The question nearly didn’t make it on the ballot, with the borough assembly split over whether it’s a good idea. Jeigh Stanton Gregor voted no when the assembly agreed to put the issue on the ballot and he’s already voted against it at the polls.
“For lack of a better way to phrase it, who else wants to secede from the union and be like no we don’t want to pay more property taxes either, which I get,” Stanton Gregor said. “Nobody wants to pay more than they have to. That’s a fair and reasonable argument. That said though, we have services, school, etc. roads, we all pay our fair share. I wouldn’t want to see other neighborhoods or districts want to do the same. I think it could set a bad precedent. Again, that said if we wanted to have a broader conversation about property tax equity in different areas, that’s a different conversation.

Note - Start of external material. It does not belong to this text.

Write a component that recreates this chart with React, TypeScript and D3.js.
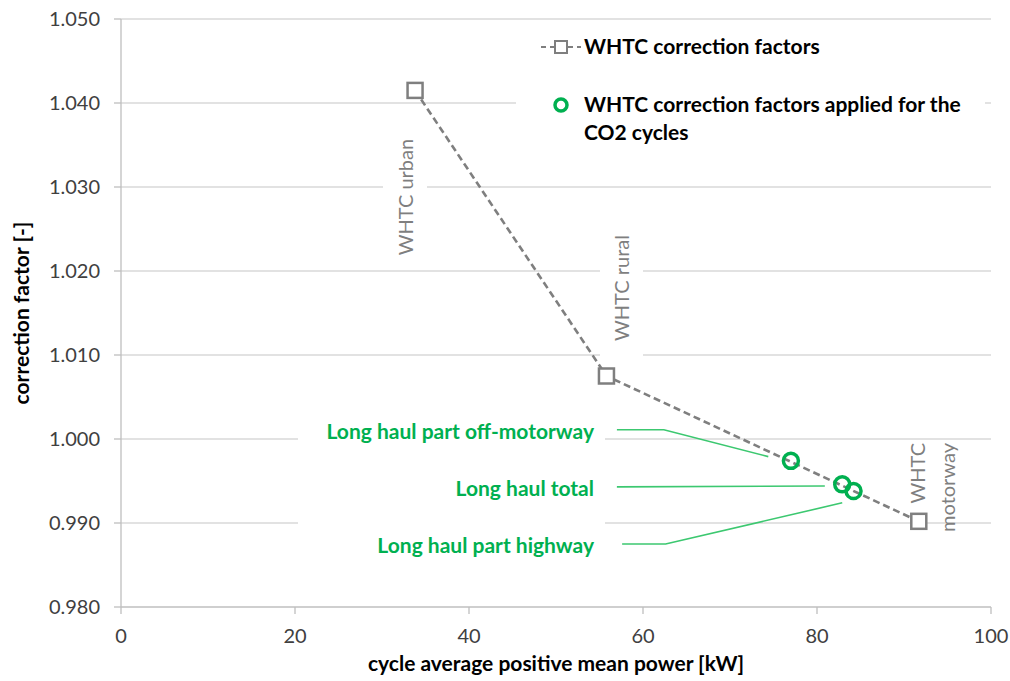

Opponents say the lack of services for the remote land is already reflected in lower tax valuation. But supporters say the land is assessed on its true market value as required by local and state law and they’re not getting any special break.
For the ballot proposition to pass, it must clear two hurdles. It needs the support of a majority of the voters who reside within Frederick Point East. The Cummins said they’re the only ones who currently live there year round. The borough clerk says two others are still on the voter rolls for the state of Alaska as living there even though they’ve moved. That means three of those four will have to complete a ballot and vote yes, along with a majority of voters within service area one. If either doesn’t happen, the change won’t go through.
Besides lower taxes, the remote subdivision would also no longer be subject to Petersburg’s building code, zoning or subdivision code. Authority for subdividing or consolidating lots would revert back to the state.